+++ Available data
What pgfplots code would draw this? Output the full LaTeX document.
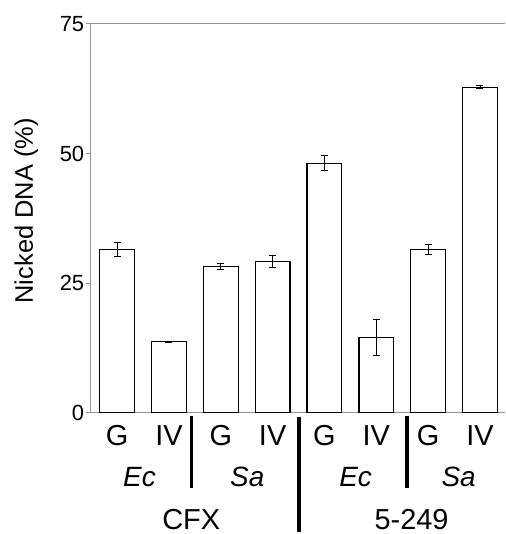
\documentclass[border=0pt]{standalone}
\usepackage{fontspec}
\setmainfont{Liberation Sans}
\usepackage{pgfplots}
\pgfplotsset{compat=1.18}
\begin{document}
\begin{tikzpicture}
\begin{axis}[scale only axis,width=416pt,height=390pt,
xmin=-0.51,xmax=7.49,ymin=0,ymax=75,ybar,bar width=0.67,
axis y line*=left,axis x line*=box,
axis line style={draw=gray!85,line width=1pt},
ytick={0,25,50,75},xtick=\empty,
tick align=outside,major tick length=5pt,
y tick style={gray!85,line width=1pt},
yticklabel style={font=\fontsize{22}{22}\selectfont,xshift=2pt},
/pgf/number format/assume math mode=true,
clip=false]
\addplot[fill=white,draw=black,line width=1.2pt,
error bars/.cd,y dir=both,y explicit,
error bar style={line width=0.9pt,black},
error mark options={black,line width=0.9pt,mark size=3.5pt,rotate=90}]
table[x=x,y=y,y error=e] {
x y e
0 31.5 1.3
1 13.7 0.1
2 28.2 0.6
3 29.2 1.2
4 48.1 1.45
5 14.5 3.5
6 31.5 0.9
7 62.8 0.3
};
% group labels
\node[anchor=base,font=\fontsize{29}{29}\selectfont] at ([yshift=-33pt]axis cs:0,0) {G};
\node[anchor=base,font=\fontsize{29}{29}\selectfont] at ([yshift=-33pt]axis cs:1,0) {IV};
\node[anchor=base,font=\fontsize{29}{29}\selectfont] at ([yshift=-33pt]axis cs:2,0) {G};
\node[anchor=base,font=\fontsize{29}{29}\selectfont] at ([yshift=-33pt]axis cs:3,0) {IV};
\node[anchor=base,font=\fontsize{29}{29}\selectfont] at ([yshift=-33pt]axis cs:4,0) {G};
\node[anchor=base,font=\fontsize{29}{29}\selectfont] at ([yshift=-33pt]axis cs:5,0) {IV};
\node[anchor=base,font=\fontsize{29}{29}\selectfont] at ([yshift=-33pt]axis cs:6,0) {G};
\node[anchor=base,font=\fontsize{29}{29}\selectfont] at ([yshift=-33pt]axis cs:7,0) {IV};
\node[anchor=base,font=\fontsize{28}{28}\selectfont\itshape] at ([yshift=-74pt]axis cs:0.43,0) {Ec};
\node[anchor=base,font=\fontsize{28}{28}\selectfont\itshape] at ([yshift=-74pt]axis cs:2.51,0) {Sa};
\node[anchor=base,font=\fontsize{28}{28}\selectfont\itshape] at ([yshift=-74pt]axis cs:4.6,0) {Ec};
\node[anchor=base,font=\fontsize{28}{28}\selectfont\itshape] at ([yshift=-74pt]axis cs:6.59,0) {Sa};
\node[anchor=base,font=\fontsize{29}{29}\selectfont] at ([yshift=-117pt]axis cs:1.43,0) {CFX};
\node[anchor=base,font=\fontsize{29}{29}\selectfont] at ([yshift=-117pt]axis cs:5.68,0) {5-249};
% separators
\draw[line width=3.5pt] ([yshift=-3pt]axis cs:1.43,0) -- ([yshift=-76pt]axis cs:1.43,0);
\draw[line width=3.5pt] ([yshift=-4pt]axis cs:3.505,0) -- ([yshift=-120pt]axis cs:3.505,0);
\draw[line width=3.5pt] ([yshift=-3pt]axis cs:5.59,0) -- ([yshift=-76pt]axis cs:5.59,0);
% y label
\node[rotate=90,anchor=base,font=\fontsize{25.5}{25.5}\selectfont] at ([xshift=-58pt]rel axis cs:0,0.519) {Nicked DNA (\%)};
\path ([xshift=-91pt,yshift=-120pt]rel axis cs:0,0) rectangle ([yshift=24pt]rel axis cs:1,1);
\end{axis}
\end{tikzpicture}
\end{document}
++++++
Write the listing above out again exactly, dropping each image.

What pgfplots code would draw this? Output the full LaTeX document.
\documentclass[border=0pt]{standalone}
\usepackage{fontspec}
\setmainfont{Liberation Sans}
\usepackage{pgfplots}
\pgfplotsset{compat=1.18}
\begin{document}
\begin{tikzpicture}
\begin{axis}[scale only axis,width=416pt,height=390pt,
xmin=-0.51,xmax=7.49,ymin=0,ymax=75,ybar,bar width=0.67,
axis y line*=left,axis x line*=box,
axis line style={draw=gray!85,line width=1pt},
ytick={0,25,50,75},xtick=\empty,
tick align=outside,major tick length=5pt,
y tick style={gray!85,line width=1pt},
yticklabel style={font=\fontsize{22}{22}\selectfont,xshift=2pt},
/pgf/number format/assume math mode=true,
clip=false]
\addplot[fill=white,draw=black,line width=1.2pt,
error bars/.cd,y dir=both,y explicit,
error bar style={line width=0.9pt,black},
error mark options={black,line width=0.9pt,mark size=3.5pt,rotate=90}]
table[x=x,y=y,y error=e] {
x y e
0 31.5 1.3
1 13.7 0.1
2 28.2 0.6
3 29.2 1.2
4 48.1 1.45
5 14.5 3.5
6 31.5 0.9
7 62.8 0.3
};
% group labels
\node[anchor=base,font=\fontsize{29}{29}\selectfont] at ([yshift=-33pt]axis cs:0,0) {G};
\node[anchor=base,font=\fontsize{29}{29}\selectfont] at ([yshift=-33pt]axis cs:1,0) {IV};
\node[anchor=base,font=\fontsize{29}{29}\selectfont] at ([yshift=-33pt]axis cs:2,0) {G};
\node[anchor=base,font=\fontsize{29}{29}\selectfont] at ([yshift=-33pt]axis cs:3,0) {IV};
\node[anchor=base,font=\fontsize{29}{29}\selectfont] at ([yshift=-33pt]axis cs:4,0) {G};
\node[anchor=base,font=\fontsize{29}{29}\selectfont] at ([yshift=-33pt]axis cs:5,0) {IV};
\node[anchor=base,font=\fontsize{29}{29}\selectfont] at ([yshift=-33pt]axis cs:6,0) {G};
\node[anchor=base,font=\fontsize{29}{29}\selectfont] at ([yshift=-33pt]axis cs:7,0) {IV};
\node[anchor=base,font=\fontsize{28}{28}\selectfont\itshape] at ([yshift=-74pt]axis cs:0.43,0) {Ec};
\node[anchor=base,font=\fontsize{28}{28}\selectfont\itshape] at ([yshift=-74pt]axis cs:2.51,0) {Sa};
\node[anchor=base,font=\fontsize{28}{28}\selectfont\itshape] at ([yshift=-74pt]axis cs:4.6,0) {Ec};
\node[anchor=base,font=\fontsize{28}{28}\selectfont\itshape] at ([yshift=-74pt]axis cs:6.59,0) {Sa};
\node[anchor=base,font=\fontsize{29}{29}\selectfont] at ([yshift=-117pt]axis cs:1.43,0) {CFX};
\node[anchor=base,font=\fontsize{29}{29}\selectfont] at ([yshift=-117pt]axis cs:5.68,0) {5-249};
% separators
\draw[line width=3.5pt] ([yshift=-3pt]axis cs:1.43,0) -- ([yshift=-76pt]axis cs:1.43,0);
\draw[line width=3.5pt] ([yshift=-4pt]axis cs:3.505,0) -- ([yshift=-120pt]axis cs:3.505,0);
\draw[line width=3.5pt] ([yshift=-3pt]axis cs:5.59,0) -- ([yshift=-76pt]axis cs:5.59,0);
% y label
\node[rotate=90,anchor=base,font=\fontsize{25.5}{25.5}\selectfont] at ([xshift=-58pt]rel axis cs:0,0.519) {Nicked DNA (\%)};
\path ([xshift=-91pt,yshift=-120pt]rel axis cs:0,0) rectangle ([yshift=24pt]rel axis cs:1,1);
\end{axis}
\end{tikzpicture}
\end{document}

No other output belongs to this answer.